Deep time: An artist's illustration of Planck, a 1.5-metre telescope with two ultra-sensitive detectors of cosmic microwave background radiation, or CMB.
Credit: ESA
CMB is the cooled remnant of the first blast that travelled freely across the heavens, a kind of 'fossil' radiation released shortly after the so-called Big Bang. In detecting this radiation – omnipresent but with no particular source – Planck will be seeing the universe as it was almost at its origin.
It will observe the microwaves by measuring minuscule differences in temperature across patches in space, thought to be the imprints left by CMB by the earliest seeds of today's huge concentrations of matter, such as galaxies.
The probe may also yield clues on the mysterious dark matter that scientists say accounts for around 25 per cent of all the stuff in the universe, but which has never been directly detected.
Feat of engineering
Likewise for dark energy, a theoretical phenomenon that could account for 70 per cent of the remainder. It could explain why the universe is expanding at an accelerating rate, rather than slowing down.

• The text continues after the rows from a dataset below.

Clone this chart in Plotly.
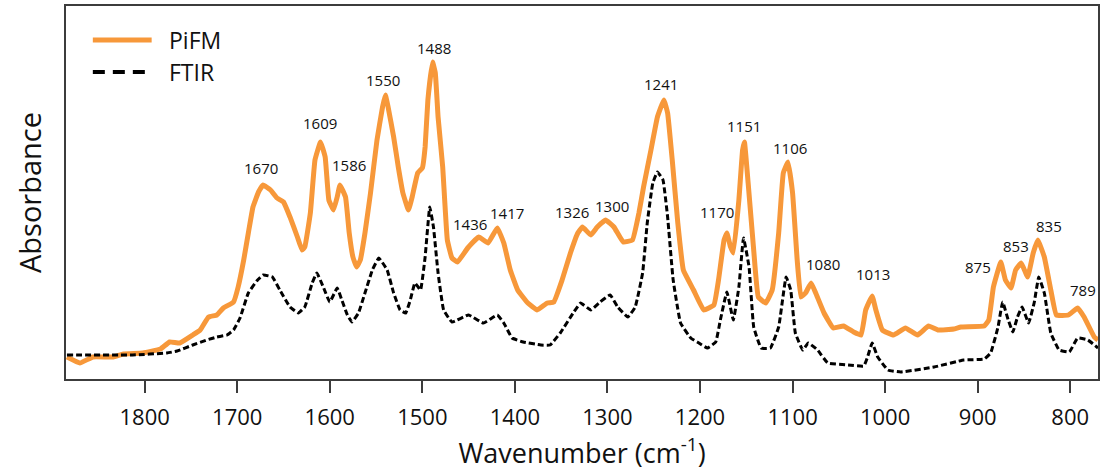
import plotly.graph_objects as go

# PiFM spectrum (wavenumber, arbitrary absorbance)
pifm_wn = [1884, 1870, 1856, 1834, 1823, 1802, 1783, 1773, 1762, 1748, 1740, 1731, 1722, 1715, 1704,
           1699, 1693, 1688, 1683, 1677, 1672, 1664, 1657, 1650, 1643, 1635, 1630, 1627, 1621, 1616,
           1610, 1605, 1601, 1596, 1592, 1589, 1583, 1579, 1575, 1571, 1567, 1562, 1556, 1549, 1543,
           1540, 1537, 1531, 1526, 1521, 1515, 1511, 1505, 1500, 1497, 1494, 1489, 1486, 1483, 1478,
           1473, 1468, 1462, 1451, 1439, 1429, 1419, 1412, 1405, 1397, 1386, 1376, 1365, 1358, 1349,
           1340, 1332, 1327, 1318, 1311, 1302, 1293, 1283, 1273, 1266, 1261, 1253, 1246, 1239, 1235,
           1230, 1224, 1218, 1207, 1196, 1185, 1180, 1174, 1171, 1167, 1164, 1158, 1154, 1152, 1148,
           1142, 1137, 1129, 1122, 1115, 1110, 1105, 1100, 1095, 1091, 1086, 1080, 1075, 1066, 1056,
           1045, 1034, 1026, 1021, 1014, 1010, 1003, 991, 978, 965, 953, 943, 926, 918, 893,
           888, 883, 875, 870, 864, 859, 853, 846, 840, 835, 828, 821, 815, 802, 792,
           785, 774, 770]
pifm_val = [0.22, 0.16, 0.22, 0.22, 0.25, 0.26, 0.30, 0.37, 0.36, 0.44, 0.49, 0.62, 0.64, 0.71, 0.77,
            0.92, 1.19, 1.46, 1.72, 1.87, 1.94, 1.89, 1.81, 1.77, 1.62, 1.42, 1.29, 1.32, 1.66, 2.19,
            2.37, 2.22, 1.79, 1.69, 1.82, 1.94, 1.82, 1.46, 1.22, 1.12, 1.19, 1.46, 1.86, 2.39, 2.72,
            2.84, 2.72, 2.42, 2.12, 1.86, 1.69, 1.82, 2.06, 2.11, 2.32, 2.79, 3.17, 3.06, 2.62, 2.12,
            1.39, 1.21, 1.17, 1.31, 1.42, 1.36, 1.51, 1.36, 1.09, 0.89, 0.76, 0.69, 0.76, 0.77, 0.99,
            1.26, 1.46, 1.52, 1.44, 1.52, 1.59, 1.52, 1.37, 1.39, 1.66, 1.92, 2.29, 2.62, 2.79, 2.66,
            2.19, 1.56, 1.09, 0.89, 0.69, 0.74, 0.99, 1.39, 1.46, 1.32, 1.26, 1.79, 2.29, 2.37, 1.96,
            1.29, 0.82, 0.76, 0.89, 1.46, 2.06, 2.17, 1.86, 1.19, 0.82, 0.86, 0.96, 0.86, 0.66, 0.51,
            0.53, 0.47, 0.44, 0.69, 0.83, 0.69, 0.49, 0.44, 0.51, 0.44, 0.53, 0.49, 0.50, 0.52, 0.53,
            0.59, 0.92, 1.17, 0.99, 0.91, 1.09, 1.16, 1.02, 1.26, 1.39, 1.22, 0.89, 0.64, 0.64, 0.71,
            0.62, 0.42, 0.39]

# FTIR spectrum
ftir_wn = [1884, 1813, 1776, 1765, 1748, 1733, 1722, 1711, 1704, 1697, 1688, 1678, 1672, 1662, 1654,
           1643, 1634, 1627, 1619, 1614, 1607, 1600, 1592, 1587, 1581, 1576, 1569, 1562, 1554, 1547,
           1538, 1531, 1524, 1518, 1513, 1508, 1502, 1497, 1492, 1488, 1483, 1477, 1468, 1450, 1434,
           1419, 1412, 1403, 1391, 1372, 1362, 1351, 1337, 1329, 1318, 1308, 1297, 1289, 1278, 1270,
           1262, 1257, 1251, 1246, 1240, 1235, 1229, 1221, 1210, 1203, 1192, 1183, 1178, 1171, 1164,
           1158, 1153, 1147, 1142, 1134, 1124, 1115, 1107, 1102, 1097, 1089, 1083, 1073, 1062, 1040,
           1023, 1019, 1014, 1008, 997, 983, 947, 915, 893, 886, 878, 873, 867, 862, 857,
           852, 845, 839, 834, 828, 821, 812, 801, 792, 781, 770]
ftir_val = [0.24, 0.24, 0.26, 0.28, 0.34, 0.39, 0.42, 0.44, 0.49, 0.61, 0.86, 0.99, 1.04, 1.02, 0.89,
            0.72, 0.66, 0.72, 0.96, 1.06, 0.92, 0.77, 0.91, 0.79, 0.64, 0.57, 0.66, 0.86, 1.09, 1.21,
            1.09, 0.86, 0.69, 0.66, 0.79, 0.96, 0.89, 1.22, 1.72, 1.52, 1.06, 0.69, 0.57, 0.64, 0.56,
            0.64, 0.56, 0.41, 0.37, 0.34, 0.34, 0.46, 0.66, 0.76, 0.69, 0.77, 0.84, 0.72, 0.62, 0.72,
            1.06, 1.56, 1.96, 2.07, 1.99, 1.62, 0.99, 0.56, 0.41, 0.37, 0.31, 0.37, 0.59, 0.87, 0.59,
            0.92, 1.41, 1.12, 0.52, 0.31, 0.31, 0.52, 1.02, 0.89, 0.46, 0.29, 0.36, 0.29, 0.16, 0.14,
            0.13, 0.22, 0.36, 0.22, 0.09, 0.07, 0.12, 0.19, 0.20, 0.26, 0.52, 0.77, 0.59, 0.47, 0.62,
            0.72, 0.56, 0.76, 1.02, 0.86, 0.46, 0.29, 0.27, 0.41, 0.39, 0.31]

# Peak labels
peak_text = ["1670", "1609", "1586", "1550", "1488", "1436", "1417", "1326", "1300", "1241",
             "1170", "1151", "1106", "1080", "1013", "875", "853", "835", "789"]
peak_x = [1674, 1611, 1579, 1542, 1487, 1449, 1408, 1338, 1295, 1242,
          1182, 1152, 1103, 1067, 1013, 900, 859, 823, 786]
peak_y = [2.11, 2.56, 2.14, 2.99, 3.31, 1.55, 1.66, 1.67, 1.73, 2.95,
          1.67, 2.53, 2.31, 1.15, 1.05, 1.12, 1.33, 1.53, 0.89]

ORANGE = "#F7983A"
AXIS = "#3c3c3c"
FONT = "Open Sans"

fig = go.Figure()
fig.add_trace(go.Scatter(x=pifm_wn, y=pifm_val, mode="lines", name="PiFM",
                         line=dict(color=ORANGE, width=5, shape="spline", smoothing=0.3),
                         showlegend=False))
fig.add_trace(go.Scatter(x=ftir_wn, y=ftir_val, mode="lines", name="FTIR",
                         line=dict(color="black", width=3, dash="6px,3px", shape="spline", smoothing=0.3),
                         showlegend=False))

for t, x, y in zip(peak_text, peak_x, peak_y):
    fig.add_annotation(x=x, y=y, text=t, showarrow=False,
                       font=dict(family=FONT, size=15, color="#111"))

# legend (drawn manually to match sample line length)
fig.add_shape(type="line", xref="paper", yref="paper", x0=0.026, x1=0.083, y0=0.909, y1=0.909,
              line=dict(color=ORANGE, width=5))
fig.add_shape(type="line", xref="paper", yref="paper", x0=0.026, x1=0.083, y0=0.823, y1=0.823,
              line=dict(color="black", width=4, dash="12px,8px"))
fig.add_annotation(xref="paper", yref="paper", x=0.099, y=0.909, text="PiFM", showarrow=False,
                   xanchor="left", yanchor="middle", borderpad=0,
                   font=dict(family=FONT, size=23, color="#111"))
fig.add_annotation(xref="paper", yref="paper", x=0.099, y=0.823, text="FTIR", showarrow=False,
                   xanchor="left", yanchor="middle", borderpad=0,
                   font=dict(family=FONT, size=23, color="#111"))

fig.update_layout(
    width=1105, height=472,
    margin=dict(l=66, r=7, t=6, b=93, autoexpand=False),
    paper_bgcolor="white", plot_bgcolor="white",
    font=dict(family=FONT, color="#111"),
    xaxis=dict(range=[1885, 770], tickvals=[1800, 1700, 1600, 1500, 1400, 1300, 1200, 1100, 1000, 900, 800],
               ticks="outside", ticklen=12, tickwidth=2, tickcolor=AXIS,
               showline=True, linecolor=AXIS, linewidth=2, mirror=True,
               showgrid=False, zeroline=False, ticklabelstandoff=6,
               tickfont=dict(family=FONT, size=22, color="#111"),
               title=dict(text="Wavenumber (cm<sup>-1</sup>)", font=dict(family=FONT, size=27, color="#111"),
                          standoff=10)),
    yaxis=dict(range=[0, 3.73], showticklabels=False, ticks="",
               showline=True, linecolor=AXIS, linewidth=2, mirror=True,
               showgrid=False, zeroline=False,
               title=dict(text="Absorbance", font=dict(family=FONT, size=29, color="#111"), standoff=14)),
)

fig.write_html("out.html", config={"displayModeBar": False},
               post_script="document.body.style.margin='0';document.body.style.padding='0';")
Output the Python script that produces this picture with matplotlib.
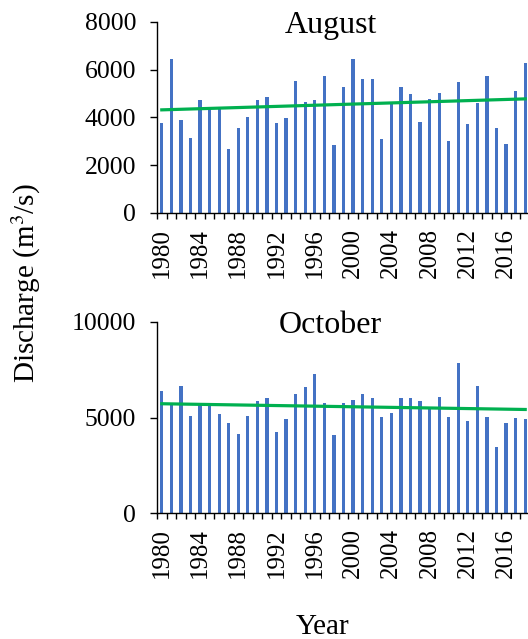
import numpy as np
import matplotlib
matplotlib.use("Agg")
import matplotlib.pyplot as plt

plt.rcParams['font.family'] = ['Liberation Serif', 'DejaVu Serif']
plt.rcParams['mathtext.fontset'] = 'stix'

years = list(range(1980, 2019))
august = [3780, 6450, 3900, 3160, 4740, 4360, 4460, 2690, 3540, 4000,
          4720, 4840, 3760, 3960, 5510, 4640, 4730, 5740, 2840, 5260,
          6450, 5600, 5600, 3080, 4560, 5260, 4970, 3830, 4760, 5030,
          3020, 5480, 3730, 4620, 5740, 3540, 2870, 5100, 6270]
october = [6370, 5700, 6640, 5060, 5770, 5660, 5160, 4690, 4110, 5090,
           5860, 6020, 4250, 4930, 6210, 6610, 7290, 5740, 4080, 5740,
           5930, 6230, 6000, 5030, 5240, 6000, 6020, 5890, 5500, 6050,
           5020, 7870, 4810, 6660, 5020, 3460, 4690, 4950, 4910]
# trend line end values (1980, 2018)
aug_trend = [4320, 4780]
oct_trend = [5720, 5420]

titles = ['August', 'October']
ymax = [8000, 10000]
ystep = [2000, 5000]

blue = '#4472C4'
green = '#00B050'

fig = plt.figure(figsize=(5.28, 6.39), dpi=100)
ax1 = fig.add_axes([157/528, 1 - 213/639, 373/528, 191/639])
ax2 = fig.add_axes([157/528, 1 - 513/639, 373/528, 191/639])

for ax, vals, trend, title, ym, ys in zip([ax1, ax2], [august, october],
                                         [aug_trend, oct_trend], titles, ymax, ystep):
    ax.bar(years, vals, width=0.34, color=blue, zorder=2)
    ax.plot([years[0], years[-1]], trend, color=green, linewidth=2.3, zorder=3)
    ax.set_xlim(1979.5, 2018.5)
    ax.set_ylim(0, ym)
    ax.set_yticks(np.arange(0, ym + 1, ys))
    ax.set_xticks(years[::4])
    ax.set_xticklabels([str(y) for y in years[::4]], rotation=90)
    ax.set_xticks(np.arange(1979.5, 2019, 1), minor=True)
    ax.tick_params(axis='x', which='major', length=0, labelsize=18, pad=11)
    ax.tick_params(axis='x', which='minor', length=4, width=1, direction='out')
    ax.tick_params(axis='y', length=5, width=1, labelsize=18.5, pad=10)
    ax.spines['top'].set_visible(False)
    ax.spines['right'].set_visible(False)
    ax.spines['left'].set_linewidth(1)
    ax.spines['bottom'].set_linewidth(1)
    ax.text(0.465, 0.98, title, transform=ax.transAxes, ha='center', va='center',
            fontsize=23)

fig.text(0.05, 0.557, 'Discharge (m$^{3}$/s)', rotation=90, ha='center',
         va='center', fontsize=21)
fig.text(0.61, 0.018, 'Year', ha='center', va='center', fontsize=21)

fig.savefig('out.png', dpi=100)
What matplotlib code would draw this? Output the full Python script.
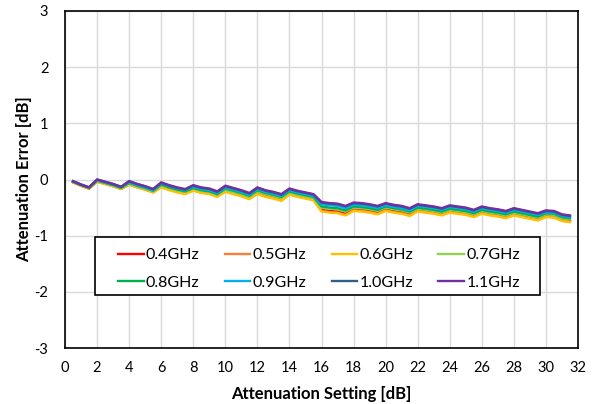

Herschel is a feat of engineering, combining the need for lightness with optical precision.
Its huge primary mirror – 3.5 metres across – features an unprecedented fusion of 12 silicon carbide petals into a single piece. The mirror has had to be polished to eliminate any imperfections bigger than a few thousandths of a millimetre high. Planck's two detectors hold a claim on being the most sensitive CMB sensors ever built.
Herschel is scheduled to work for three years. Its mission will end when the helium used to cool its instruments runs out. Planck is set to yield data for at least 15 months, perhaps longer depending on its own cooling capacity.